Ms. Henderson has a part-time work-study job that limits her free time, and receives additional support in tutoring, mentoring, counseling, and “a home away from home” through the TRIO program. A cut in this and other college-preparatory and support programs, she said, would diminish the future of thousands of students.
“This is just unfair that I worked so hard all these years, and now my dreams could be taken away from me,” Ms. Henderson said.
Unemployed Workers
The sequester will cut more than $450-million from federal employment and training programs, which help the unemployed gain necessary skills to re-enter the work force. As a result, nearly two million fewer workers will have access to those services, which are often provided by community colleges, according to a statement from the National Skills Coalition.
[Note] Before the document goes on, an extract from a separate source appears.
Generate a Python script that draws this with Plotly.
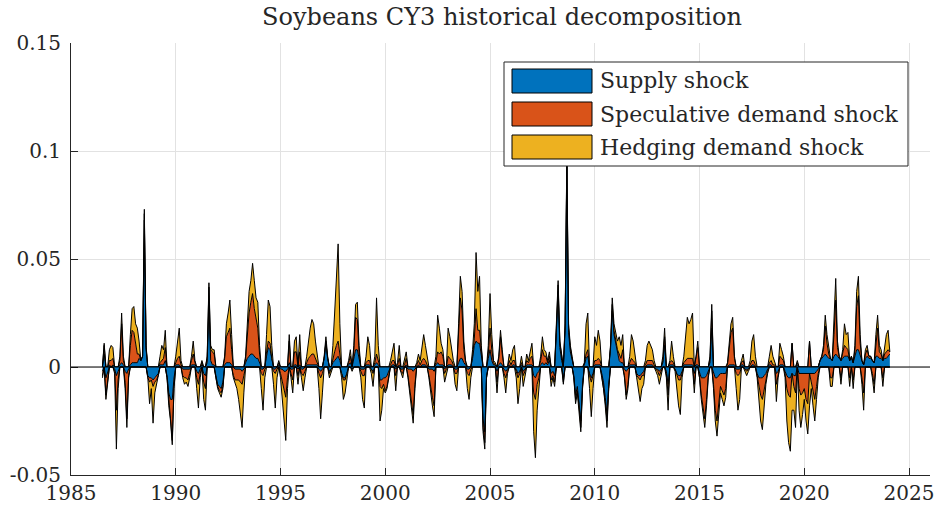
import numpy as np
import pandas as pd
import plotly.graph_objects as go

# Monthly contributions to soybean CY3 returns, starting July 1986,
# stored in thousandths (0.001) and converted below.
start_month = "1986-07"

supply = [
    -2, 6, -5, -2, 1, 0, 1, -1, -4, -2, 1, 2,
    1, -2, -3, -1, 1, 2, 2, 2, 2, 4, 3, 5,
    68, 8, -4, -5, -5, -6, -5, -4, -3, 1, 1, 1,
    3, -4, -12, -15, -15, -5, 1, 1, 1, 0, -1, -1,
    -1, -1, -1, 1, 1, 1, -2, -3, -1, 1, -3, -4,
    2, 30, 3, 1, 1, -4, -8, -9, -10, -7, 1, 2,
    2, 2, 1, 0, -1, -1, -1, -1, -2, -1, 2, 4,
    5, 6, 6, 5, 4, 4, 2, -1, -1, 0, 5, 9,
    8, 3, -1, -1, 0, 1, -1, -1, -2, -2, -1, 2,
    -1, -1, 1, 1, -1, 1, -1, -1, 0, 1, 1, 1,
    1, 1, 1, 1, -1, -2, -1, 4, 11, 4, -2, -1,
    2, 3, 4, 5, 3, -3, -5, -5, -3, 1, 2, -1,
    4, 8, 8, 3, -1, -1, -1, 1, 1, 1, -1, -2,
    1, 2, 1, -6, -6, -5, -5, -4, -2, 0, 1, 1,
    -1, 0, 1, -1, -1, 0, 1, -1, -1, -1, -2, -1,
    0, 1, 0, 1, 1, 1, 0, -1, -1, -1, -2, 1,
    2, 1, 1, 1, -1, 0, 1, 1, 1, 0, -1, -1,
    2, 4, 4, 2, 1, -1, -1, 0, 4, 10, 12, 11,
    11, 6, -24, -30, -4, 4, 8, 3, 1, 1, -2, 1,
    2, 1, -1, -2, -1, 1, 0, 1, 1, -1, -3, -2,
    1, -2, -1, 1, 1, 1, 1, -4, -5, -3, -2, 1,
    2, 1, 2, 1, 3, -3, -2, -4, 16, 35, 9, 3,
    -5, 17, 93, 16, 7, 3, -4, -13, -9, -16, -25, -8,
    1, 4, 5, -3, -5, -3, 1, 1, 1, 1, -3, -7,
    -14, -22, -8, 8, 26, 15, 11, 6, 3, 2, 2, -1,
    -2, -1, 1, 1, 1, 1, -3, -4, -4, -3, -2, 0,
    1, 1, 1, 1, 0, -1, -1, -2, -1, 2, 10, -2,
    -8, 1, 1, 1, -1, -3, -4, -4, -2, 1, 1, 1,
    1, 1, 1, -3, 1, 1, -3, -5, -5, -5, -4, -2,
    2, 18, -3, -5, -5, -4, -3, -3, -3, -3, 0, 1,
    1, 1, 1, -1, -1, -1, 1, 1, -1, -1, -1, 0,
    1, 1, 0, -3, -5, -5, -5, -4, -3, -1, 1, 1,
    0, 0, -3, -2, 1, 1, 1, -2, -4, -5, -5, -3,
    -4, -4, 1, -3, -3, -3, -3, -3, -3, -3, -3, -3,
    -3, -2, -1, 3, 4, 5, 6, 5, 4, 4, 3, 5,
    6, 5, 4, 3, 4, 5, 5, 5, 3, 4, 2, 5,
    8, 8, 5, 3, 1, 4, 5, 4, 4, 3, 2, 5,
    5, 4, 4, 3, 4, 4, 5, 6,
]

speculative = [
    -2, 4, -8, -4, 2, 3, 3, -1, -16, -4, 2, 18,
    2, -5, -21, -3, 9, 15, 14, 8, 4, 2, 0, 0,
    3, 1, -1, -2, -1, -3, -2, -2, -1, 1, 2, 3,
    6, -1, -5, -9, -19, -4, 1, 3, 4, 1, -3, -4,
    -4, -5, -2, 2, 5, 1, -3, -5, -2, 1, -4, -6,
    2, 7, 5, 6, 5, -1, -1, -2, -2, -2, 3, 12,
    14, 16, 7, -4, -5, -5, -5, -6, -6, -3, 2, 10,
    20, 24, 28, 22, 18, 14, 4, -2, -3, -1, 2, 3,
    3, 1, -1, -2, -1, 1, -2, -6, -9, -12, -4, 10,
    -2, -5, 6, 6, -3, 6, -2, -3, -2, 1, 3, 4,
    5, 5, 3, 1, -2, -3, -2, 0, 1, 0, -1, 0,
    2, 4, 6, 7, 3, 0, -1, -1, 0, 1, 3, 0,
    4, 15, 14, 4, -1, -3, -3, 1, 2, 2, 0, -1,
    1, 4, 2, -3, -4, -3, -6, -5, -2, 1, 2, 2,
    -3, 1, 3, -1, -2, 1, 3, -3, -9, -14, -20, -7,
    1, 2, 1, 2, 3, 2, 1, -3, -9, -13, -16, 1,
    5, 5, 6, 4, -2, -1, 4, 3, 2, 1, -2, -2,
    12, 28, 22, 6, 1, -2, -3, -1, 1, 3, 15, 6,
    6, 1, -4, -5, -1, 2, 10, 5, 1, 0, -5, 3,
    12, 5, -2, -3, -1, 2, 1, 2, 2, -1, -2, -1,
    1, -2, -1, 2, 1, 3, 4, -8, -10, -5, -3, 2,
    6, 4, 3, 1, 2, -3, -2, -3, 2, 3, 2, 1,
    -2, 2, 3, 2, 2, 1, -1, -2, -2, -2, -3, -1,
    0, 2, 3, -1, -2, -1, 2, 2, 3, 2, -1, -2,
    -2, -3, -1, 1, 3, 2, 2, 2, 3, 2, 6, -3,
    -11, -7, 1, 3, 2, 1, -1, -1, -2, -1, -2, 1,
    2, 2, 2, 2, 1, 0, -1, -2, -1, 1, 4, -1,
    -5, 1, 2, 1, 0, -1, -2, -2, -1, 1, 2, 3,
    3, 3, 3, -5, 3, 8, -2, -8, -14, -19, -11, -2,
    2, 8, -5, -15, -20, -12, -6, -8, -10, -7, 1, 7,
    15, 17, 3, -2, -3, -2, 1, 2, 0, -1, 0, 1,
    2, 2, 1, -1, -4, -8, -10, -6, -2, -1, 1, 2,
    1, 1, -5, -1, 4, 3, 2, -1, -6, -8, -9, 11,
    -5, -8, 1, -7, -10, -9, -7, -12, -14, 12, -4, -9,
    -12, -7, -2, 0, 1, 3, 13, 6, 2, -5, -5, 10,
    25, 4, 1, -5, 2, 5, 4, 3, -5, 1, -6, 3,
    20, 25, 6, -5, -12, 2, 3, 1, 1, -3, -8, 7,
    13, 3, 2, -5, 2, 3, 3, 1,
]

hedging = [
    -1, 1, -2, -2, 5, 7, 5, -1, -18, -4, 2, 5,
    2, -3, -4, -1, 5, 10, 12, 10, 12, 6, 0, 0,
    2, 1, 0, -10, -4, -17, -5, -2, -1, 3, 7, 4,
    8, 0, -1, -1, -2, -1, 3, 8, 13, 2, -1, -3,
    -2, -3, -2, 2, 6, 1, -5, -11, -2, 1, -8, -10,
    1, 2, 2, 1, 2, 0, -1, -1, -2, -1, 1, 6,
    9, 13, 7, -1, -2, -4, -9, -15, -20, -8, 1, 6,
    10, 10, 14, 13, 10, 12, 4, -7, -16, -4, 8, 19,
    17, 6, -6, -16, -4, 1, -2, -8, -14, -20, -5, 3,
    -2, -6, 5, 7, -4, 8, -2, -7, -3, 3, 8, 13,
    16, 14, 8, 3, -7, -19, -9, 1, 2, 1, -2, -1,
    6, 18, 30, 45, 14, -2, -9, -6, -2, 1, 3, -1,
    2, 6, 8, 3, -3, -11, -15, 3, 11, 7, -2, -6,
    3, 26, 7, -16, -10, -2, -1, -1, -1, 2, 5, 8,
    -7, 1, 6, -1, -2, 2, 3, -1, -2, -3, -4, -2,
    1, 3, 2, 7, 11, 7, 4, -1, -2, -4, -5, 3,
    17, 12, 4, 3, -4, -2, 13, 10, 5, 2, -5, -8,
    6, 10, 9, 4, 1, -7, -11, -4, 3, 7, 26, 18,
    25, 3, -2, -3, 0, 4, 16, 7, 1, 1, -5, 1,
    3, 2, -2, -7, -1, 3, 2, 5, 7, -3, -12, -7,
    3, -5, -3, 3, 1, 4, 6, -18, -27, -12, -5, 2,
    6, 3, 2, 1, 2, -3, -1, -2, 2, 2, 1, 1,
    -1, 1, 2, 2, 1, 1, 0, -2, -1, -2, -2, -1,
    1, 14, 17, -6, -16, -6, 11, 7, 13, 9, -1, -1,
    -2, -3, -1, 1, 3, 3, 2, 4, 8, 6, 7, -1,
    -2, -2, 3, 11, 9, 3, -1, -5, -10, -6, -4, 2,
    7, 9, 7, 5, 2, -1, -2, -4, -1, 2, 4, -2,
    -7, 1, 9, 3, -1, -6, -12, -16, -2, 3, 12, 19,
    16, 18, 21, -4, 1, 3, 0, -2, -3, -4, -3, -1,
    1, 3, -2, -5, -7, -4, -3, -4, -5, -4, 1, 2,
    4, 5, 1, -7, -16, -12, 1, 3, -1, -2, -1, 2,
    9, 12, 4, -1, -6, -12, -14, -8, -3, -1, 3, 7,
    4, 1, -8, -2, 6, 4, 2, -2, -15, -22, -25, -17,
    -11, -16, 1, -10, -15, -10, -5, -10, -14, -15, -3, -6,
    -10, -6, -2, 0, 0, 2, 5, 4, 2, -4, -4, 5,
    10, 3, 0, -3, 2, 10, 6, 8, -4, 0, -4, 2,
    7, 9, 4, -3, -8, 2, 2, 0, 0, -2, -4, 3,
    6, 3, 2, -4, 4, 8, 9, 0,
]

series_names = ["Supply shock", "Speculative demand shock", "Hedging demand shock"]
series_colors = ["#0072BD", "#D95319", "#EDB120"]
x_ticks = [1985, 1990, 1995, 2000, 2005, 2010, 2015, 2020, 2025]
y_ticks = [-0.05, 0, 0.05, 0.1, 0.15]
y_tick_text = ["-0.05", "0", "0.05", "0.1", "0.15"]

months = pd.period_range(start_month, periods=len(supply), freq="M")
t = np.asarray(months.year + (months.month - 1) / 12.0, dtype=float)

W, H = 936, 508
L, R, T, B = 71, 6, 43, 33
FONT = "DejaVu Serif"
INK = "#262626"

fig = go.Figure()

# positive and negative parts are stacked separately, away from zero
for group, part in (("pos", lambda v: np.clip(v, 0, None)),
                    ("neg", lambda v: np.clip(v, None, 0))):
    for name, vals, color in zip(series_names, (supply, speculative, hedging), series_colors):
        v = np.asarray(vals, dtype=float) / 1000.0
        fig.add_trace(go.Scatter(
            x=t, y=part(v), stackgroup=group, mode="lines",
            line=dict(color="black", width=1),
            fillcolor=color, name=name, showlegend=False, hoverinfo="skip",
        ))

axis_common = dict(
    ticks="inside", ticklen=7, tickcolor=INK, tickwidth=1,
    showline=True, linecolor=INK, linewidth=1,
    showgrid=True, gridcolor="#e2e2e2", gridwidth=1,
    zeroline=False, automargin=False,
    tickfont=dict(family=FONT, size=20, color=INK),
)
fig.update_xaxes(range=[1985, 2026], tickvals=x_ticks, ticklabelstandoff=0, **axis_common)
fig.update_yaxes(range=[-0.05, 0.15], tickvals=y_ticks, ticktext=y_tick_text,
                 ticklabelstandoff=5, **axis_common)


def px_x(px):
    return (px - L) / (W - L - R)


def px_y(py):
    return (H - B - py) / (H - T - B)


shapes = [
    dict(type="line", xref="x", yref="y", x0=1985, x1=2026, y0=0, y1=0,
         line=dict(color="black", width=1), layer="above"),
    dict(type="rect", xref="paper", yref="paper",
         x0=px_x(504), x1=px_x(908), y0=px_y(166), y1=px_y(62),
         fillcolor="white", line=dict(color=INK, width=1), layer="above"),
]
annotations = []
for i, (name, color) in enumerate(zip(series_names, series_colors)):
    top = 69 + 33 * i
    shapes.append(dict(type="rect", xref="paper", yref="paper",
                       x0=px_x(512), x1=px_x(592), y0=px_y(top + 24), y1=px_y(top),
                       fillcolor=color, line=dict(color="black", width=1), layer="above"))
    annotations.append(dict(x=px_x(598), y=px_y(top + 12), xref="paper", yref="paper",
                            text=name, showarrow=False, xanchor="left", yanchor="middle",
                            font=dict(family=FONT, size=22, color=INK)))

fig.update_layout(
    width=W, height=H,
    margin=dict(l=L, r=R, t=T, b=B),
    paper_bgcolor="white", plot_bgcolor="white",
    showlegend=False,
    title=dict(text="Soybeans CY3 historical decomposition", x=px_x(502), xref="paper",
               xanchor="center", y=1 - 17 / H, yref="container", yanchor="middle",
               automargin=False,
               font=dict(family=FONT, size=24, color=INK)),
    shapes=shapes, annotations=annotations,
)

fig.write_html("out.html")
But those programs have already lost a significant amount of federal support, according to Rachel Gragg, the coalition’s federal-policy director. More than $1-billion has been cut in the last two years. Ms. Gragg said the immediate challenge would be absorbing even more cuts on July 1, when the program year begins.
It’s hard to know for sure what consequences additional cuts will have, Ms. Gragg said, because the federal government has not identified how cuts will be distributed and overseen throughout various programs.
But some local organizations the coalition works with have said they may have to lay off staff members, cut back on training services, or close programs or centers altogether.
“Once that capacity is lost, you won’t get it back,” Ms. Gragg said. If the sequester cuts stay in place for the entire 10 years specified in the legislation, the results would be “catastrophic.”
There are already 160,000 people on waiting lists for adult basic-education programs, and Ms. Gragg said the coalition estimates that 10,000 others will lose access to training services under the sequester.
Sequestration, she said, “will have completely dismantled the federal work-force-development system.”